Along with being the oldest member of the U.S. Supreme Court, Ruth Bader Ginsburg has become something of an iconic national symbol, permeating pop culture in ways never before seen by a federal judge.
In short, there’s no debating that Justice Ginsburg is a total badass, and the public’s fascination with her is undoubtedly at an all-time high. Still, when I recently came across an interview of hers discussing the impact motherhood has had on her career, I realized it showed a side of her I’d never quite seen before.
In the interview, published this month in The Atlantic, Justice Ginsburg discusses how she managed the demanding responsibilities of law school in the 1950’s with a small child at home.
You can imagine that there were quite the number of obstacles — including her being one of the few women in her class at Harvard Law School. At one point, the Dean asked them to justify why they were taking up a man’s spot. The challenges of a first-time mom are daunting enough but add the arduous pressures of Harvard sprinkled with some institutionalized misogyny would be enough to make any woman buckle.
Justice Ginsburg discusses how her role as a mother contributed to her success as a law student. She was able to maintain her focus and passion by switching back and forth from the otherwise demanding roles of first-time mom and female law student. Any mom can tell you about the weary juggling act of a working mom but RBG used this to her advantage. She took daily reprieve from the demands of each role by immersing herself in the other. She thrived and graduated first in her class, becoming the first female member of the prestigious Harvard Law Review.
“When I started law school my daughter Jane was 14 months … I attributed my success in law school largely to Jane … I went to class at 8:30 AM … so I came home at 4:00 PM; that was children’s hour. It was a total break in my day … and children’s hours continued until Jane went to sleep. Then I was happy to go back to the books, so I felt each part of my life gave me respite from the other.”
By walking away from her never-ending research to go parent every evening, RBG was able to disconnect and return to her work with fresh appreciation and commitment. I can say the same about being a more engaged mother when I am able to get regular break sessions from the task of raising little humans.

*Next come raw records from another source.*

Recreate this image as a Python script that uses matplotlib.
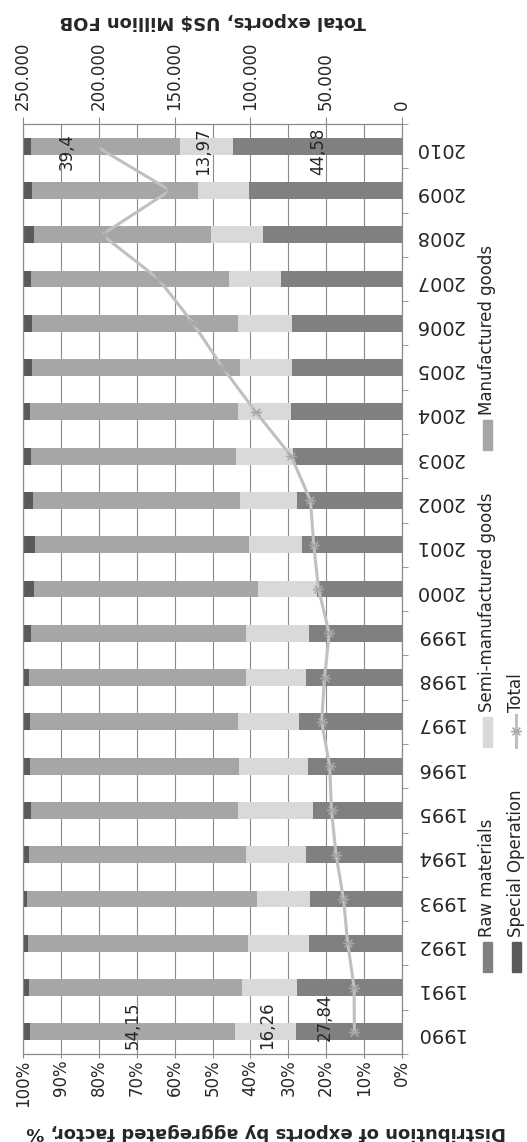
import numpy as np
import matplotlib.pyplot as plt
from matplotlib.patches import Rectangle
from matplotlib.lines import Line2D
from matplotlib.path import Path

# export shares by aggregated factor (%) and total exports (US$ million FOB)
years = list(range(1990, 2011))
raw = [27.84, 27.6, 24.5, 24.2, 25.3, 23.4, 24.8, 27.1, 25.2, 24.5, 22.3,
       26.3, 27.8, 28.8, 29.4, 29.1, 29.1, 32.0, 36.8, 40.4, 44.58]
semi = [16.26, 14.7, 16.1, 14.1, 15.9, 19.8, 18.1, 16.2, 16.0, 16.7, 15.8,
        14.1, 15.0, 15.0, 14.0, 13.6, 14.3, 13.6, 13.7, 13.3, 13.97]
manuf = [54.15, 56.1, 58.0, 60.7, 57.1, 54.8, 55.2, 54.9, 57.3, 56.8, 59.0,
         56.4, 54.6, 54.2, 54.8, 55.0, 54.3, 52.2, 46.7, 44.0, 39.4]
special = [1.75, 1.6, 1.4, 1.0, 1.7, 2.0, 1.9, 1.8, 1.5, 2.0, 2.9,
           3.2, 2.6, 2.0, 1.8, 2.3, 2.3, 2.2, 2.8, 2.3, 2.05]
total = [31400, 31600, 35800, 38600, 43500, 46500, 47700, 53000, 51100, 48000, 55100,
         58200, 60400, 73100, 96500, 118300, 137800, 160600, 197900, 153000, 201900]

series_names = ["Raw materials", "Semi-manufactured goods", "Manufactured goods", "Special Operation"]
colors = ["#808083", "#d9d9da", "#a6a6a8", "#5a5a5c"]
line_color = "#c0c0c0"
marker_color = "#a8a8a8"
grid_color = "#8a8a8a"
text_color = "#262626"

# labelled values: (year index, series, x position in %, y shift in categories)
labels = [(0, manuf, 71.0, 0.14), (0, semi, 35.7, 0.14), (0, raw, 20.3, 0.34),
          (20, manuf, 88.4, -0.12), (20, semi, 52.4, -0.12), (20, raw, 22.1, -0.12)]

W, H = 527, 1142
def fx(x):
    return x / W
def fy(y):
    return 1 - y / H

plt.rcParams['font.family'] = ['DejaVu Sans']
narrow = ['Liberation Sans Narrow', 'DejaVu Sans Condensed', 'DejaVu Sans']

# asterisk marker: x plus a horizontal bar
star = Path([(-1, 0), (1, 0), (-0.7, -0.7), (0.7, 0.7), (-0.7, 0.7), (0.7, -0.7)],
            [Path.MOVETO, Path.LINETO] * 3)

fig = plt.figure(figsize=(W / 100, H / 100), dpi=100)
ax = fig.add_axes([fx(23), fy(1054), fx(402) - fx(23), fy(124) - fy(1054)])

idx = np.arange(len(years))
left = np.zeros(len(years))
for vals, col in zip([raw, semi, manuf, special], colors):
    ax.barh(idx, vals, left=left, height=0.38, color=col, zorder=2)
    left += np.array(vals)

ax.set_xlim(100, 0)
ax.set_ylim(-0.5, len(years) - 0.5)
ax.set_xticks(np.arange(0, 101, 10))
ax.set_xticklabels([f"{v}%" for v in range(0, 101, 10)], rotation=90, va='top',
                   fontsize=12, color=text_color)
ax.tick_params(axis='x', direction='out', length=3, pad=1, color=grid_color)
ax.grid(axis='x', color=grid_color, linewidth=0.8, zorder=0)
ax.set_axisbelow(True)

ax.yaxis.tick_right()
ax.set_yticks(idx)
ax.set_yticklabels([str(y) for y in years], rotation=180, fontsize=14,
                   family=narrow, color=text_color)
ax.tick_params(axis='y', which='major', length=0, pad=9)
ax.set_yticks(np.arange(-0.5, len(years), 1), minor=True)
ax.tick_params(axis='y', which='minor', right=True, left=False, length=4,
               color=grid_color)
for s in ax.spines.values():
    s.set_color(grid_color)
    s.set_linewidth(0.8)

for i, vals, xpos, dy in labels:
    v = vals[i]
    ax.text(xpos, i + dy, str(v).replace('.', ','), rotation=90, ha='center',
            va='center', fontsize=12, color=text_color, zorder=5)

# total exports on the secondary axis
ax2 = ax.twiny()
ax2.plot(total, idx, color=line_color, linewidth=2.2, marker=star, markersize=8,
         markeredgecolor=marker_color, markeredgewidth=1.2, zorder=4)
ax2.set_xlim(250000, 0)
ticks2 = np.arange(0, 250001, 50000)
ax2.set_xticks(ticks2)
ax2.set_xticklabels([f"{int(v):,}".replace(',', '.') for v in ticks2], rotation=90,
                    va='bottom', fontsize=12, color=text_color)
ax2.tick_params(axis='x', direction='out', length=5, pad=5, color=grid_color)
for s in ax2.spines.values():
    s.set_color(grid_color)
    s.set_linewidth(0.8)

# axis titles
fig.text(fx(213), fy(21), "Total exports, US$ Million FOB", rotation=180,
         ha='center', va='center', fontsize=13, fontweight='bold',
         family=narrow, color=text_color)
fig.text(fx(266), fy(1132), "Distribution of exports by aggregated factor, %",
         rotation=180, ha='center', va='center', fontsize=13, fontweight='bold',
         family=narrow, color=text_color)

# legend, laid out in two columns
legend_items = [(487, 957, 0), (487, 732, 1), (487, 435, 2), (516, 957, 3)]
for x, y, k in legend_items:
    fig.add_artist(Rectangle((fx(x - 4.5), fy(y + 15)), 9 / W, 30 / H,
                             transform=fig.transFigure, color=colors[k]))
    fig.text(fx(x), fy(y - 20), series_names[k], rotation=90, ha='center',
             va='bottom', fontsize=12, color=text_color)
fig.add_artist(Line2D([fx(516), fx(516)], [fy(747), fy(715)], transform=fig.transFigure,
                      color=line_color, linewidth=2.2))
fig.add_artist(Line2D([fx(516)], [fy(731)], transform=fig.transFigure, marker=star,
                      markersize=8, markeredgecolor=marker_color, markeredgewidth=1.2,
                      linestyle='none'))
fig.text(fx(516), fy(712), "Total", rotation=90, ha='center', va='bottom',
         fontsize=12, color=text_color)

fig.savefig("out.png", dpi=100)
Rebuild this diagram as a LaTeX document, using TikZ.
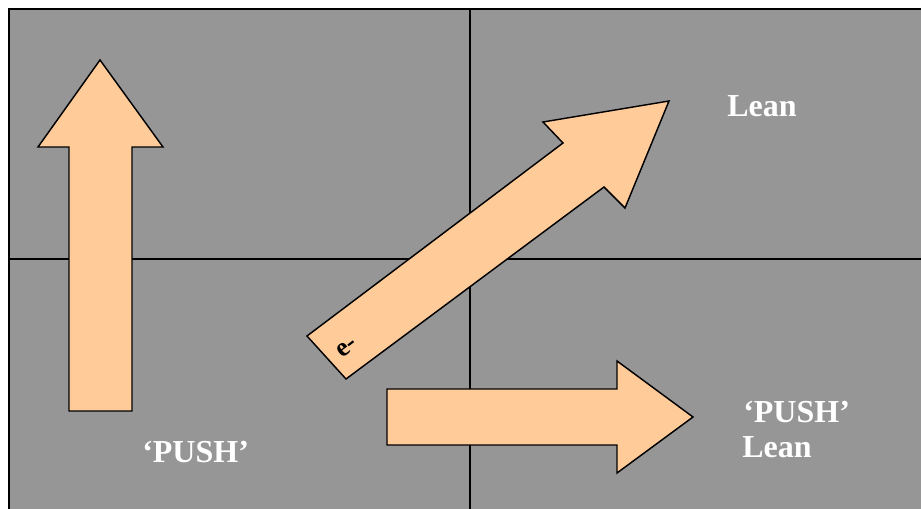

This interview provides insight into the mind of one of the most fascinating women of our time and shows how she managed to navigate the arduous demands of her career and child with deftness.
She was able to defy the stigma and guilt attached to working mothers that still prevails. And all while proving that the quest to have it all may feel impossible at times, but it’s not. At the end of the day, “having it all” just looks different to each of us. For some, it’s taking time off to stay at home for a few years, and for others, like RBG, it’s being able to go for the career you want and making it work, because that’s what’s important to you. Having children doesn’t have to mean you can’t achieve the life you envision for yourself — it may just come to you differently than you imagined.
However you find your own balance, I think we can all learn a thing or two from Ginsburg.